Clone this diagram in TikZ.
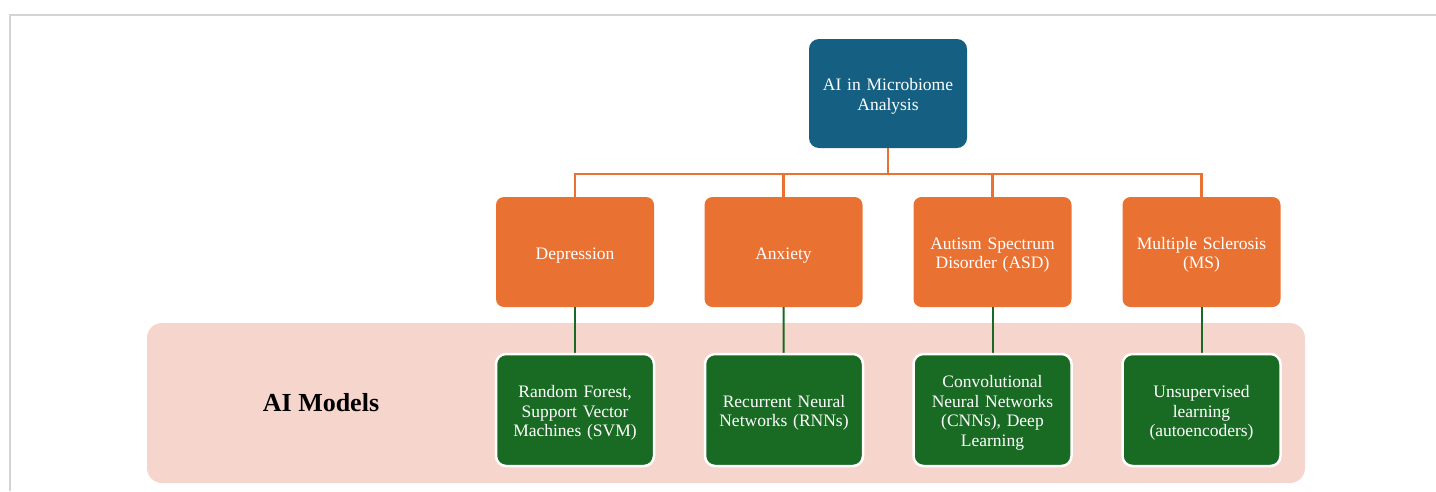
\documentclass[tikz,border=0pt]{standalone}
\usepackage{fontspec}
\setmainfont{Liberation Serif}
\definecolor{topblue}{HTML}{156082}
\definecolor{catorange}{HTML}{E97132}
\definecolor{modgreen}{HTML}{196B24}
\definecolor{bandpink}{HTML}{F6D5CD}
\definecolor{framegray}{HTML}{D4D4D4}
\tikzset{
  boxtext/.style={text=white, align=center, font=\fontsize{17.5}{19.5}\selectfont, inner sep=0pt, outer sep=0pt,
    execute at begin node={\rule{0pt}{18pt}}},
  topbox/.style={boxtext, fill=topblue, rounded corners=10pt, minimum width=158pt, minimum height=109pt, text width=148pt},
  catbox/.style={boxtext, fill=catorange, rounded corners=8pt, minimum width=158pt, minimum height=110pt, text width=148pt},
  modbox/.style={boxtext, fill=modgreen, draw=white, line width=2.5pt, rounded corners=10pt, minimum width=158pt, minimum height=112pt, text width=140pt},
  bandbox/.style={fill=bandpink, rounded corners=15pt, minimum width=1158pt, minimum height=160pt, inner sep=0pt, outer sep=0pt},
  orangeline/.style={draw=catorange, line width=2.5pt},
  greenline/.style={draw=modgreen, line width=2pt},
  frameline/.style={draw=framegray, line width=1.5pt},
}
\begin{document}
\begin{tikzpicture}[x=1pt, y=-1pt]
\useasboundingbox (0,0) rectangle (1436,491);
\coordinate (fa) at (10,491);
\coordinate (fb) at (10,15);
\coordinate (fc) at (1436,15);
\draw[frameline] (fa) -- (fb) -- (fc);

\node[bandbox] (band) at (726,403) {};
\node[font=\fontsize{26}{30}\selectfont\bfseries, text=black] (aimodels) at (321,403) {AI Models};

\node[topbox] (top) at (888,93.5) {AI in Microbiome\\Analysis};

\node[catbox] (dep) at (575,252) {Depression};
\node[catbox] (anx) at (783.5,252) {Anxiety};
\node[catbox] (asd) at (992.5,252) {Autism Spectrum\\Disorder (ASD)};
\node[catbox] (ms) at (1201.5,252) {Multiple Sclerosis\\(MS)};

\coordinate (bus) at (888,174);
\draw[orangeline] (top.south) -- (bus);
\draw[orangeline] (dep.north) |- (bus) -| (ms.north);
\draw[orangeline] (anx.north) -- (anx.north |- bus);
\draw[orangeline] (asd.north) -- (asd.north |- bus);

\coordinate (g1) at (575,410);
\coordinate (g2) at (784,410);
\coordinate (g3) at (992.5,410);
\coordinate (g4) at (1201.5,410);
\draw[greenline] (dep.south) -- (g1);
\draw[greenline] (anx.south) -- (g2);
\draw[greenline] (asd.south) -- (g3);
\draw[greenline] (ms.south) -- (g4);

\node[modbox] (rf) at (g1) {Random Forest,\\Support Vector\\Machines (SVM)};
\node[modbox] (rnn) at (g2) {Recurrent Neural\\Networks (RNNs)};
\node[modbox] (cnn) at (g3) {Convolutional\\Neural Networks\\(CNNs), Deep\\Learning};
\node[modbox] (ae) at (g4) {Unsupervised\\learning\\(autoencoders)};
\end{tikzpicture}
\end{document}
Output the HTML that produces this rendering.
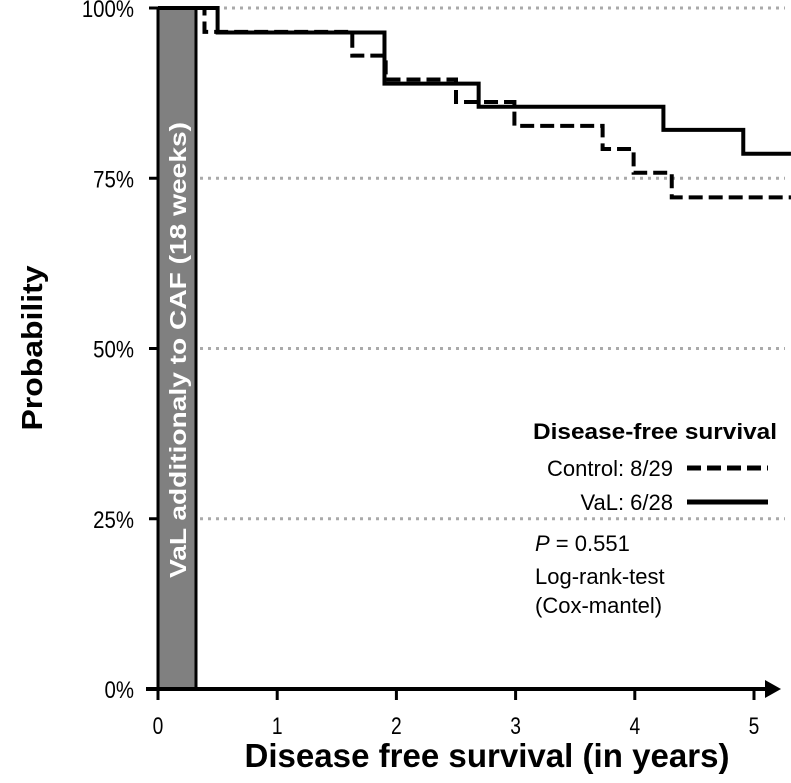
<!DOCTYPE html>
<html><head><meta charset="utf-8"><style>
html,body{margin:0;padding:0;background:#fff;}
svg{display:block;font-family:"Liberation Sans",Arial,sans-serif;}
.tick{font-size:24px;}
</style></head><body>
<svg id="chart" width="791" height="783" viewBox="0 0 791 783">
<g id="grid"></g>
<rect x="158" y="8" width="38" height="681" fill="#808080" stroke="#000" stroke-width="3"/>
<text transform="translate(186,350) rotate(-90)" text-anchor="middle" fill="#fff" font-weight="bold" font-size="23" textLength="456" lengthAdjust="spacingAndGlyphs">VaL additionaly to CAF (18 weeks)</text>
<g id="yaxis"></g>
<g id="xaxis"></g>
<g id="series"></g>
<text transform="translate(42,348) rotate(-90)" text-anchor="middle" font-weight="bold" font-size="29" textLength="165" lengthAdjust="spacingAndGlyphs">Probability</text>
<text x="487" y="767" text-anchor="middle" font-weight="bold" font-size="33" textLength="485" lengthAdjust="spacingAndGlyphs">Disease free survival (in years)</text>
<g>
<text x="533" y="439" font-weight="bold" font-size="22" textLength="244" lengthAdjust="spacingAndGlyphs">Disease-free survival</text>
<text x="673" y="476" text-anchor="end" font-size="22">Control: 8/29</text>
<line x1="687" y1="468" x2="768" y2="468" stroke="#000" stroke-width="5" stroke-dasharray="14,6"/>
<text x="673" y="510" text-anchor="end" font-size="22">VaL: 6/28</text>
<line x1="687" y1="502" x2="768" y2="502" stroke="#000" stroke-width="5"/>
<text x="535" y="551" font-size="22"><tspan font-style="italic">P</tspan> = 0.551</text>
<text x="535" y="584" font-size="22">Log-rank-test</text>
<text x="535" y="613" font-size="22">(Cox-mantel)</text>
</g>
</svg>
<script>
const xTicks=[0,1,2,3,4,5];
const yTicks=[0,25,50,75,100];
const valTimes=[0,0.50,1.90,2.69,4.24,4.91,5.31];
const valSurv=[100,96.4,88.9,85.5,82.1,78.6,78.6];
const ctrlTimes=[0,0.39,1.63,1.91,2.50,2.99,3.73,3.99,4.31,5.31];
const ctrlSurv=[100,96.5,93.0,89.5,86.2,82.7,79.3,75.8,72.2,72.2];
const NS="http://www.w3.org/2000/svg";
function sx(t){return 158+t*119.2;}
function sy(p){return 689-p*6.81;}
function mk(tag,attrs,parent){const e=document.createElementNS(NS,tag);for(const k in attrs)e.setAttribute(k,attrs[k]);parent.appendChild(e);return e;}
const grid=document.getElementById('grid'),ya=document.getElementById('yaxis'),xa=document.getElementById('xaxis'),ser=document.getElementById('series');
yTicks.forEach(v=>{
 if(v>0){const g=mk('line',{x1:200,x2:785,y1:sy(v),y2:sy(v),stroke:'#aaa','stroke-width':3,'stroke-dasharray':'3,5'},grid);
 
 }
 const t=mk('line',{x1:149,x2:158,y1:sy(v),y2:sy(v),stroke:'#000','stroke-width':3},ya);
 
 
 const l=mk('text',{x:0,y:0,'class':'tick','text-anchor':'end',transform:'translate(134,'+(sy(v)+9)+') scale(0.85,1)'},ya);l.textContent=v+'%';
 
 
});
const ax=mk('line',{x1:146,x2:770,y1:689,y2:689,stroke:'#000','stroke-width':4},xa);


const ar=mk('polygon',{points:'765,680 781,689 765,698',fill:'#000'},xa);


xTicks.forEach(v=>{
 const t=mk('line',{x1:sx(v),x2:sx(v),y1:689,y2:700,stroke:'#000','stroke-width':3},xa);
 
 
 const l=mk('text',{x:0,y:0,'class':'tick','text-anchor':'middle',transform:'translate('+sx(v)+',734) scale(0.8,1)'},xa);l.textContent=v;
 
 
});
function stepPath(ts,ss){let d='M'+sx(ts[0])+','+sy(ss[0]);for(let i=1;i<ts.length;i++){d+=' H'+sx(ts[i])+' V'+sy(ss[i]);}return d;}
const c=mk('path',{d:stepPath(ctrlTimes,ctrlSurv),fill:'none',stroke:'#000','stroke-width':4,'stroke-dasharray':'14,6'},ser);


const s=mk('path',{d:stepPath(valTimes,valSurv),fill:'none',stroke:'#000','stroke-width':4},ser);


</script>
</body></html>
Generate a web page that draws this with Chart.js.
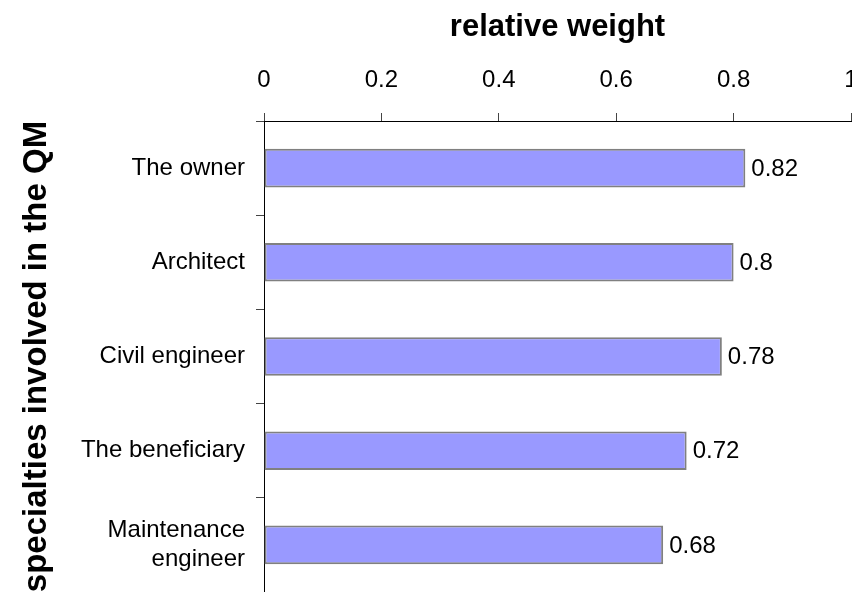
<!DOCTYPE html>
<html>
<head>
<meta charset="utf-8">
<script src="https://cdn.jsdelivr.net/npm/chart.js@4/dist/chart.umd.min.js"></script>
<style>
  html, body { margin: 0; padding: 0; background: #fff; }
  #wrap { width: 852px; height: 592px; }
</style>
</head>
<body>
<div id="wrap"><canvas id="c" width="852" height="592"></canvas></div>
<script>
// Specialties and their relative weight in quality management
const categories = ['The owner', 'Architect', 'Civil engineer', 'The beneficiary', ['Maintenance', 'engineer']];
const weights = [0.82, 0.8, 0.78, 0.72, 0.68];
const xTicks = [0, 0.2, 0.4, 0.6, 0.8, 1];

const FONT = "'Liberation Sans', Arial, sans-serif";

// Writes each bar's value just past its end
const valueLabels = {
  id: 'valueLabels',
  afterDatasetsDraw(chart) {
    const ctx = chart.ctx;
    const meta = chart.getDatasetMeta(0);
    ctx.save();
    ctx.font = '24px ' + FONT;
    ctx.fillStyle = '#000';
    ctx.textAlign = 'left';
    ctx.textBaseline = 'middle';
    meta.data.forEach((bar, i) => {
      ctx.fillText(String(weights[i]), bar.x + 6, bar.y + 1);
    });
    ctx.restore();
  }
};

new Chart(document.getElementById('c'), {
  type: 'bar',
  data: {
    labels: categories,
    datasets: [{
      data: weights,
      backgroundColor: '#9999FF',
      borderColor: '#808080',
      borderWidth: 2,
      borderSkipped: false,
      barPercentage: 0.41,
      categoryPercentage: 1
    }]
  },
  options: {
    indexAxis: 'y',
    responsive: false,
    animation: false,
    devicePixelRatio: 1,
    layout: { padding: { left: 0, right: 1, top: 0, bottom: 0 } },
    plugins: {
      legend: { display: false },
      tooltip: { enabled: false }
    },
    scales: {
      x: {
        position: 'top',
        min: 0,
        max: 1,
        afterBuildTicks(scale) { scale.ticks = xTicks.map(v => ({ value: v })); },
        afterFit(scale) {
          scale.height = 121;
          scale.paddingLeft = 0;
          scale.paddingRight = 0;
        },
        ticks: {
          font: { family: FONT, size: 24 },
          color: '#000',
          padding: 18,
          callback: v => String(v)
        },
        grid: {
          drawOnChartArea: false,
          drawTicks: true,
          tickLength: 8,
          color: '#444'
        },
        border: { display: true, color: '#000', width: 1 },
        title: {
          display: true,
          text: 'relative weight',
          color: '#000',
          font: { family: FONT, size: 31, weight: 'bold' },
          padding: { top: 9, bottom: 0 }
        }
      },
      y: {
        afterFit(scale) {
          scale.width = 264;
          scale.paddingTop = 0;
          scale.paddingBottom = 0;
        },
        ticks: {
          font: { family: FONT, size: 24 },
          color: '#000',
          padding: 11
        },
        grid: {
          offset: true,
          drawOnChartArea: false,
          drawTicks: true,
          tickLength: 8,
          color: '#444'
        },
        border: { display: true, color: '#000', width: 1 },
        title: {
          display: true,
          text: 'specialties involved in the QM',
          color: '#000',
          font: { family: FONT, size: 33, weight: 'bold' },
          padding: { top: 17, bottom: 0 }
        }
      }
    }
  },
  plugins: [valueLabels]
});
</script>
</body>
</html>
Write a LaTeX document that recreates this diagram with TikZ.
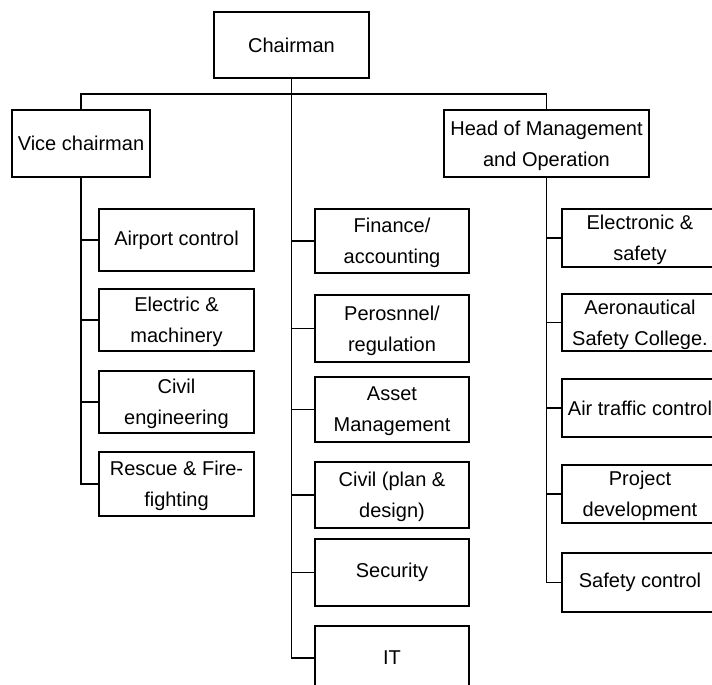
\documentclass[tikz,border=0pt]{standalone}
\usepackage{fontspec}
\setmainfont{Liberation Sans}
\usetikzlibrary{positioning}

\begin{document}
\begin{tikzpicture}[x=0.5pt, y=-0.5pt,
  box/.style={draw, line width=0.65pt, minimum width=77.5pt, minimum height=32pt, inner sep=0pt, align=center, font=\fontsize{10}{15.5}\selectfont},
  twoline/.style={box, text depth=0pt},
  link/.style={draw, line width=0.95pt}]
  \useasboundingbox (0,0) rectangle (712,685);
  \clip (0,0) rectangle (712,685);
  % top level
  \node[box, minimum height=33pt] (chair) at (291.5,45) {Chairman};
  \node[box, minimum width=69pt, minimum height=33.5pt] (vice) at (81,143.5) {Vice chairman};
  \node[twoline, minimum width=102.5pt, minimum height=33.5pt] (head) at (546.5,143.5) {Head of Management\\and Operation};
  % left column
  \node[box, minimum height=31pt] (airport) at (176.5,240) {Airport control};
  \node[twoline, minimum height=31pt] (electric) at (176.5,320) {Electric \&\\machinery};
  \node[twoline, minimum height=31pt] (civeng) at (176.5,402) {Civil\\engineering};
  \node[twoline] (rescue) at (176.5,484) {Rescue \& Fire-\\fighting};
  % middle column
  \node[twoline, minimum width=77pt] (finance) at (392,241) {Finance/\\accounting};
  \node[twoline, minimum width=77pt, minimum height=33.5pt] (personnel) at (392,328.5) {Perosnnel/\\regulation};
  \node[twoline, minimum width=77pt, minimum height=32.5pt] (asset) at (392,409.5) {Asset\\Management};
  \node[twoline, minimum width=77pt, minimum height=33pt] (civplan) at (392,495) {Civil (plan \&\\design)};
  \node[box, minimum width=77pt, minimum height=33.5pt] (security) at (392,572.5) {Security};
  \node[box, minimum width=77pt] (it) at (392,658) {IT};
  % right column
  \node[twoline, minimum width=78pt, minimum height=29pt] (elsafety) at (640,238) {Electronic \&\\safety};
  \node[twoline, minimum width=78pt, minimum height=28.5pt] (college) at (640,322.5) {Aeronautical\\Safety College.};
  \node[box, minimum width=78pt, minimum height=29pt] (traffic) at (640,408) {Air traffic control};
  \node[twoline, minimum width=78pt, minimum height=29pt] (project) at (640,494) {Project\\development};
  \node[box, minimum width=78pt, minimum height=29.5pt] (safety) at (640,582.5) {Safety control};
  % connectors
  \coordinate (bus) at (291.5,94);
  \draw[link] (vice.north) |- (bus) -| (head.north);
  \draw[link] (chair.south) |- (it.west);
  \draw[link] (vice.south) |- (rescue.west);
  \draw[link] (head.south) |- (safety.west);
  \draw[link] (vice.south |- airport.west) -- (airport.west);
  \draw[link] (vice.south |- electric.west) -- (electric.west);
  \draw[link] (vice.south |- civeng.west) -- (civeng.west);
  \draw[link] (chair.south |- finance.west) -- (finance.west);
  \draw[link] (chair.south |- personnel.west) -- (personnel.west);
  \draw[link] (chair.south |- asset.west) -- (asset.west);
  \draw[link] (chair.south |- civplan.west) -- (civplan.west);
  \draw[link] (chair.south |- security.west) -- (security.west);
  \draw[link] (head.south |- elsafety.west) -- (elsafety.west);
  \draw[link] (head.south |- college.west) -- (college.west);
  \draw[link] (head.south |- traffic.west) -- (traffic.west);
  \draw[link] (head.south |- project.west) -- (project.west);
\end{tikzpicture}
\end{document}
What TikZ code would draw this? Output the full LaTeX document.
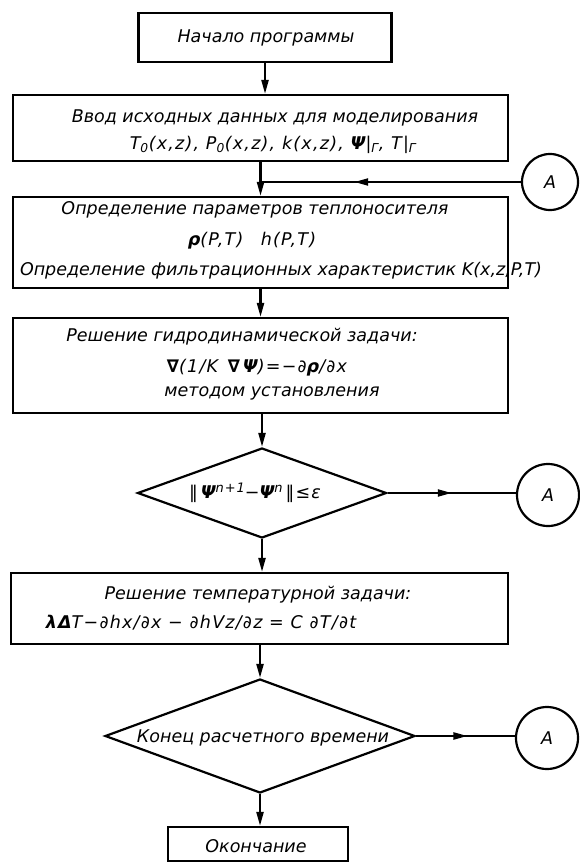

===

> PROMPT:
From the records above, copy only the lines running from the line holding "Generate a web" through the line holding "const xTicks = [0, 0.2, 0.4, 0.6, 0.8, 1];", with no pictures.

> ANSWER TO THIS TASK:
Generate a web page that draws this with Chart.js.
<!DOCTYPE html>
<html>
<head>
<meta charset="utf-8">
<script src="https://cdn.jsdelivr.net/npm/chart.js@4/dist/chart.umd.min.js"></script>
<style>
  html, body { margin: 0; padding: 0; background: #fff; }
  #wrap { width: 852px; height: 592px; }
</style>
</head>
<body>
<div id="wrap"><canvas id="c" width="852" height="592"></canvas></div>
<script>
// Specialties and their relative weight in quality management
const categories = ['The owner', 'Architect', 'Civil engineer', 'The beneficiary', ['Maintenance', 'engineer']];
const weights = [0.82, 0.8, 0.78, 0.72, 0.68];
const xTicks = [0, 0.2, 0.4, 0.6, 0.8, 1];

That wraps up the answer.